What a gas!

That phrase used to reference a good time, and I think was popular around the 1920’s and 30’s when everyone was high on nitrous oxide and dentistry would gladly take a dozen eggs or a Cornish hen as payment for tooth extraction.  Today a simple tooth cleaning will require a cosigner and 20% of your net worth put down just for them to consider poking you with a metal pick to make your gums bleed.

With all that said the gas I’m referring to is methane, which we humans produce on a daily basis.    This is the same gas that causes my family and pets to usually leave the room I’m in with disgusted looks on their face and expressions that can only mean they are thinking “I hope I don’t get brain damage from that smell I was just accosted by”.  I never claimed my poop doesn’t stink so this will generally cause a chuckle from me and sometimes an outright laugh.

However this is still not the point of this blog.  I’ve done some extensive research on this topic of methane and the effects on humans, and when I say extensive I mean I asked my family and friends over the years.  I would have asked everyone in the world, but that could take at least 3 lifetimes, and I don’t know about you, but I don’t have that kind of time on my hands.

The one conclusion I found in my studies is that to a person not one of the people I asked ever liked taking a poop at school when they were in elementary and high school.  This is fascinating to me simply because every job I’ve ever had I would encounter odors so pungent coming from the employee bathroom that if one were exposed to them long enough it would shut down their central nervous system.  People obviously got over their phobia of dropping logs in school as adults, and as far as I can tell, have greatly increased their fiber intake to make sure their cycles coincide with a workplace toilet.    It also seems to coincide with my entrance into those bathrooms.   Ugh!!!

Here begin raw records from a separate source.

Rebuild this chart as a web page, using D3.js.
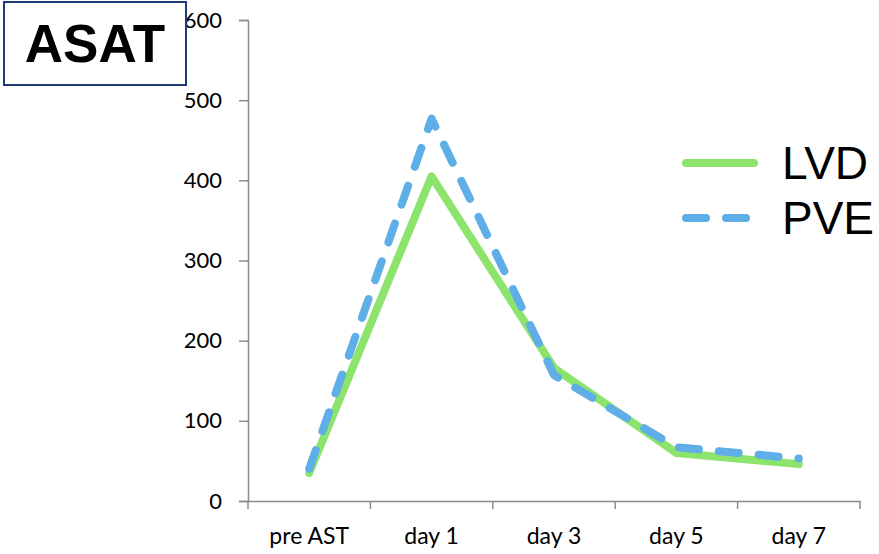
<!DOCTYPE html>
<html lang="en">
  <head>
    <meta charset="UTF-8" />
    <title>ASAT</title>
    <script src="https://d3js.org/d3.v7.min.js"></script>
    <style>
      body { margin: 0; background: #fff; }
    </style>
  </head>
  <body>
    <div id="chart"></div>
    <script>
      var categories = ["pre AST", "day 1", "day 3", "day 5", "day 7"];
      var lvd = [35, 405, 166, 60, 46];
      var pve = [40, 477, 157, 67, 53];
      var yTicks = [0, 100, 200, 300, 400, 500, 600];
      var seriesNames = ["LVD", "PVE"];

      var width = 879;
      var height = 554;

      var svg = d3
        .select("#chart")
        .append("svg")
        .attr("width", width)
        .attr("height", height);

      var x = d3.scaleBand().domain(categories).range([248, 860]);
      var y = d3.scaleLinear().domain([0, 600]).range([501, 20]);

      var axisColor = "#8c8c8c";
      var labelFont = "Lato, 'Open Sans', sans-serif";

      // y axis
      var yAxis = svg
        .append("g")
        .attr("transform", "translate(248,0)")
        .call(d3.axisLeft(y).tickValues(yTicks).tickSize(9).tickPadding(17));
      yAxis.select(".domain").attr("stroke", axisColor).attr("stroke-width", 1.5);
      yAxis.selectAll(".tick line").attr("stroke", axisColor).attr("stroke-width", 1.5);
      yAxis
        .selectAll(".tick text")
        .attr("fill", "#000")
        .style("font-family", labelFont)
        .style("font-size", "22px");

      // x axis
      var xAxis = svg
        .append("g")
        .attr("transform", "translate(0,501)")
        .call(d3.axisBottom(x).tickSize(0).tickPadding(27).tickSizeOuter(0));
      xAxis.select(".domain").attr("stroke", axisColor).attr("stroke-width", 1.5);
      xAxis
        .selectAll(".tick text")
        .attr("fill", "#000")
        .style("font-family", labelFont)
        .style("font-size", "23px");

      // category boundary ticks
      var bounds = categories.map(function (c) { return x(c); }).concat([x.range()[1]]);
      xAxis
        .selectAll(".bound")
        .data(bounds)
        .enter()
        .append("line")
        .attr("class", "bound")
        .attr("x1", function (d) { return d; })
        .attr("x2", function (d) { return d; })
        .attr("y1", 0)
        .attr("y2", 8)
        .attr("stroke", axisColor)
        .attr("stroke-width", 1.5);

      var cx = function (d, i) { return x(categories[i]) + x.bandwidth() / 2; };

      var line = d3
        .line()
        .x(cx)
        .y(function (d) { return y(d); });

      svg
        .append("path")
        .datum(lvd)
        .attr("fill", "none")
        .attr("stroke", "#8ce46c")
        .attr("stroke-width", 8)
        .attr("stroke-linecap", "round")
        .attr("stroke-linejoin", "round")
        .attr("d", line);

      svg
        .append("path")
        .datum(pve)
        .attr("fill", "none")
        .attr("stroke", "#5faee8")
        .attr("stroke-width", 8)
        .attr("stroke-linecap", "round")
        .attr("stroke-linejoin", "round")
        .attr("stroke-dasharray", "20,20")
        .attr("d", line);

      // legend
      var legend = svg.append("g");
      var legendY = [163, 218];
      legend
        .append("line")
        .attr("x1", 686).attr("x2", 754)
        .attr("y1", legendY[0]).attr("y2", legendY[0])
        .attr("stroke", "#8ce46c")
        .attr("stroke-width", 8)
        .attr("stroke-linecap", "round");
      legend
        .append("line")
        .attr("x1", 686).attr("x2", 754)
        .attr("y1", legendY[1]).attr("y2", legendY[1])
        .attr("stroke", "#5faee8")
        .attr("stroke-width", 8)
        .attr("stroke-linecap", "round")
        .attr("stroke-dasharray", "20,20");
      legend
        .selectAll("text")
        .data(seriesNames)
        .enter()
        .append("text")
        .attr("x", 782)
        .attr("y", function (d, i) { return legendY[i] + 16; })
        .style("font-family", "'Liberation Sans', Arial, sans-serif")
        .style("font-size", "46px")
        .text(function (d) { return d; });

      // title box
      svg
        .append("rect")
        .attr("x", 4)
        .attr("y", 2)
        .attr("width", 182)
        .attr("height", 83)
        .attr("fill", "#fff")
        .attr("stroke", "#1f3a78")
        .attr("stroke-width", 2);
      svg
        .append("text")
        .attr("x", 95)
        .attr("y", 62)
        .attr("text-anchor", "middle")
        .style("font-family", "'Liberation Sans', Arial, sans-serif")
        .style("font-weight", "bold")
        .style("font-size", "53px")
        .text("ASAT");
    </script>
  </body>
</html>
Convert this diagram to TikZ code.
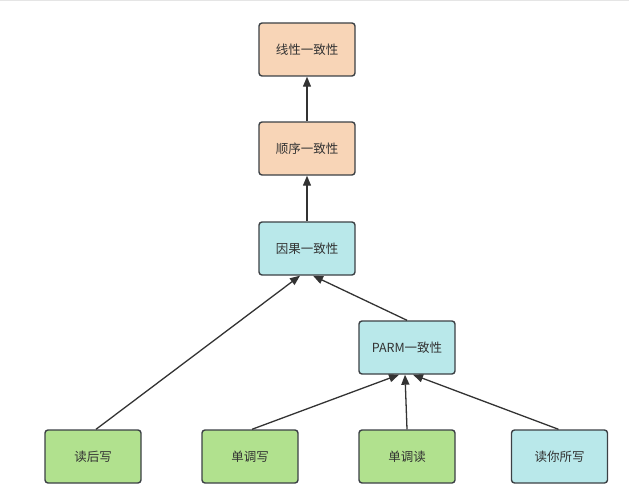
\documentclass[tikz,border=0pt]{standalone}
\usepackage{fontspec}
\setmainfont{Noto Sans CJK SC}
\usetikzlibrary{arrows.meta}
\definecolor{peach}{HTML}{F8D5B7}
\definecolor{aqua}{HTML}{B9E8EA}
\definecolor{lime}{HTML}{B1E18E}
\definecolor{edge}{HTML}{3C4145}
\definecolor{ink}{HTML}{333333}
\tikzset{
  box/.style={draw=edge, line width=1.4pt, rounded corners=3pt, minimum width=96pt,
    minimum height=53pt, inner sep=0pt, text=ink, font=\fontsize{12.5}{15}\selectfont},
  arr/.style={draw=ink, line width=1.3pt, -{Triangle[length=10pt,width=8pt]}}
}
\begin{document}
\begin{tikzpicture}[x=1pt,y=-1pt]
\useasboundingbox (0,0) rectangle (629,503);
\draw[gray!20, line width=1pt] (0,0.5) -- (629,0.5);
\node[box, fill=peach] (lin) at (307,49.5) {线性一致性};
\node[box, fill=peach] (seq) at (307,148.5) {顺序一致性};
\node[box, fill=aqua] (cau) at (307,248.5) {因果一致性};
\node[box, fill=aqua] (parm) at (407,347.5) {PARM一致性};
\node[box, fill=lime] (rw) at (93,456.5) {读后写};
\node[box, fill=lime] (mw) at (250,456.5) {单调写};
\node[box, fill=lime] (mr) at (407,456.5) {单调读};
\node[box, fill=aqua] (ryw) at (559.5,456.5) {读你所写};
\draw[arr] (seq.north) -- (lin.south);
\draw[arr] (cau.north) -- (seq.south);
\draw[arr] ([xshift=3pt]rw.north) -- ([xshift=-7pt]cau.south);
\draw[arr] (parm.north) -- ([xshift=6pt]cau.south);
\draw[arr] ([xshift=2pt]mw.north) -- ([xshift=-8pt]parm.south);
\draw[arr] (mr.north) -- ([xshift=-2pt]parm.south);
\draw[arr] ([xshift=-1pt]ryw.north) -- ([xshift=6pt]parm.south);
\end{tikzpicture}
\end{document}
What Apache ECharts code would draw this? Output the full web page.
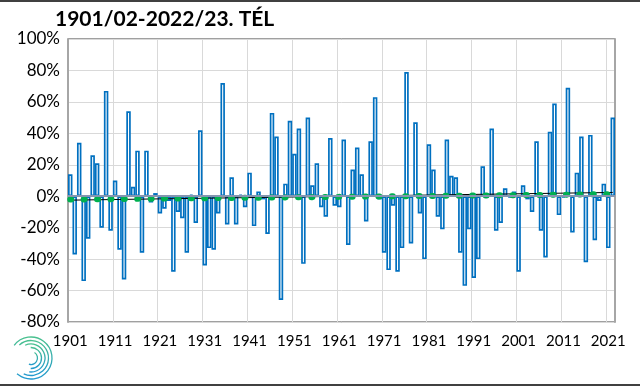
<!DOCTYPE html>
<html><head><meta charset="utf-8">
<script src="https://cdn.jsdelivr.net/npm/echarts@6/dist/echarts.min.js"></script>
<style>html,body{margin:0;padding:0;background:#fff}#c{width:640px;height:386px}</style>
</head><body><div id="c"></div>
<script>
const years = ['1901','1902','1903','1904','1905','1906','1907','1908','1909','1910',
'1911','1912','1913','1914','1915','1916','1917','1918','1919','1920',
'1921','1922','1923','1924','1925','1926','1927','1928','1929','1930',
'1931','1932','1933','1934','1935','1936','1937','1938','1939','1940',
'1941','1942','1943','1944','1945','1946','1947','1948','1949','1950',
'1951','1952','1953','1954','1955','1956','1957','1958','1959','1960',
'1961','1962','1963','1964','1965','1966','1967','1968','1969','1970',
'1971','1972','1973','1974','1975','1976','1977','1978','1979','1980',
'1981','1982','1983','1984','1985','1986','1987','1988','1989','1990',
'1991','1992','1993','1994','1995','1996','1997','1998','1999','2000',
'2001','2002','2003','2004','2005','2006','2007','2008','2009','2010',
'2011','2012','2013','2014','2015','2016','2017','2018','2019','2020',
'2021','2022'];
// winter precipitation anomaly, %
const anomaly = [
 14,-37, 34,-54,-27, 26, 21,-20, 67,-22,
 10,-34,-53, 54,  6, 29,-36, 29, -4,  2,
-11, -8, -3,-48,-10,-14,-36,  1,-17, 42,
-44,-33,-34,-11, 72,-18, 12,-18,  1, -7,
 15,-19,  3, -2,-24, 53, 38,-66,  8, 48,
 27, 43,-43, 50,  7, 21, -7,-13, 37, -6,
 -7, 36,-31, 17, 31, 14,-16, 35, 63, -2,
-36,-47, -6,-48,-33, 79,-30, 47,-11,-40,
 33, 17,-13,-21, 36, 13, 12,-36,-57,-21,
-52,-40, 19, -1, 43,-22,-17,  5, -1,  3,
-48,  7, -2,-10, 35,-22,-39, 41, 59,-12,
 -1, 69,-23, 15, 38,-42, 39,-28, -3,  8,
-33, 50];
// linear trends: [first winter, last winter]
const trendBlack = [-2.5, 2.4];
const trendGreen = [-2.1, 1.3];
const yMin = -80, yMax = 100, yStep = 20;

const ends = t => years.map((y, i) => i === 0 ? t[0] : (i === years.length - 1 ? t[1] : null));
const font = 'Lato, "Liberation Sans", sans-serif';

const chart = echarts.init(document.getElementById('c'), null, {renderer: 'canvas'});
const grad = new echarts.graphic.LinearGradient(0, 0, 0, 1, [
  {offset: 0, color: '#4cc38a'}, {offset: 1, color: '#1e96d4'}]);
const logoArcs = [[21, -2.5, 2.3], [17.5, -2.3, 2.0], [14, -2.0, 1.7], [10.5, -1.6, 1.6], [6.5, -1.0, 1.9]]
  .map(a => ({type: 'arc', shape: {cx: 31, cy: 358, r: a[0], startAngle: a[1], endAngle: a[2]},
    style: {stroke: grad, lineWidth: 1.3, fill: null}, silent: true}));

chart.setOption({
  animation: false,
  backgroundColor: '#fff',
  title: {text: '1901/02-2022/23. TÉL', left: 55, top: 9, padding: 0,
    textStyle: {fontFamily: font, fontWeight: 'bold', fontSize: 21, color: '#000'}},
  grid: {left: 68, right: 25, top: 39, bottom: 64, show: true, borderColor: '#404040', borderWidth: 1},
  xAxis: {type: 'category', data: years, boundaryGap: true,
    axisLine: {show: false}, axisTick: {show: false},
    axisLabel: {interval: 9, fontFamily: font, fontSize: 15, color: '#000', margin: 12},
    splitLine: {show: true, interval: 9, lineStyle: {color: '#D9D9D9', width: 1}}},
  yAxis: [
    {type: 'value', min: yMin, max: yMax, interval: yStep,
     axisLabel: {formatter: '{value}%', fontFamily: font, fontSize: 17, color: '#000', margin: 8},
     axisLine: {show: true, lineStyle: {color: '#A6A6A6', width: 2}}, axisTick: {show: false},
     splitLine: {lineStyle: {color: '#D9D9D9', width: 1}}},
    {type: 'value', min: yMin, max: yMax, interval: yStep, position: 'right',
     axisLabel: {show: false}, axisTick: {show: false}, splitLine: {show: false},
     axisLine: {show: true, lineStyle: {color: '#A6A6A6', width: 2}}}
  ],
  series: [
    {type: 'bar', data: anomaly, barCategoryGap: '0%',
     itemStyle: {color: '#fff', borderColor: '#0070C0', borderWidth: 1.7},
     markLine: {silent: true, symbol: ['none', 'none'], label: {show: false},
       lineStyle: {color: '#8496B0', width: 2, type: 'solid'}, data: [{yAxis: 0}]}},
    {type: 'line', data: ends(trendBlack), connectNulls: true, symbol: 'none', z: 3,
     lineStyle: {color: '#000', width: 1}},
    {type: 'line', data: ends(trendGreen), connectNulls: true, symbol: 'none', z: 4,
     lineStyle: {color: '#00B050', width: 6, type: [1, 12.4], cap: 'round'}}
  ],
  graphic: [
    {type: 'rect', shape: {x: 0, y: 0, width: 640, height: 2}, style: {fill: '#404040'}, silent: true},
    {type: 'rect', shape: {x: 0, y: 384, width: 640, height: 2}, style: {fill: '#404040'}, silent: true}
  ].concat(logoArcs)
});
</script></body></html>
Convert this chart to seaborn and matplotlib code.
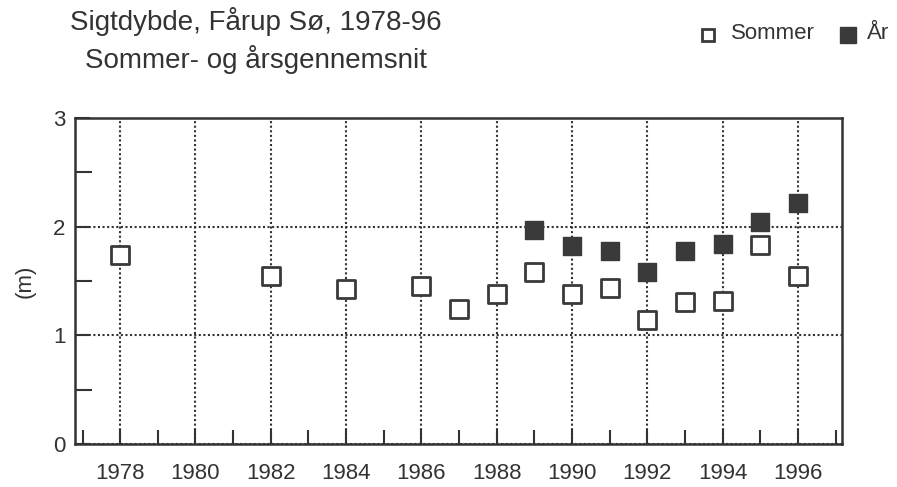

Now, I’ve come up with a theory, which I like to call “getting paid to poop” that basically says if people can get paid at work while they poop most people will poop while at work.    I know this not exactly on the same level as the theory of relativity, theory of evolution, or Colonel Sander secret recipe, but when you connect the dots it seems to “flow”.  Realistically people are getting paid to poop, use the company’s toilet paper and water to flush (for some several times), and cut down on their paper and water consumption at home.   It makes perfect sense.

Now we need someone to come up with a way to filter workplace bathroom air so fellow employees are not exposed to gasses that cause them to hold their breath for long periods of time while exiting their bladders…The Lysol and Fabreeze just ain’t cutting it folks!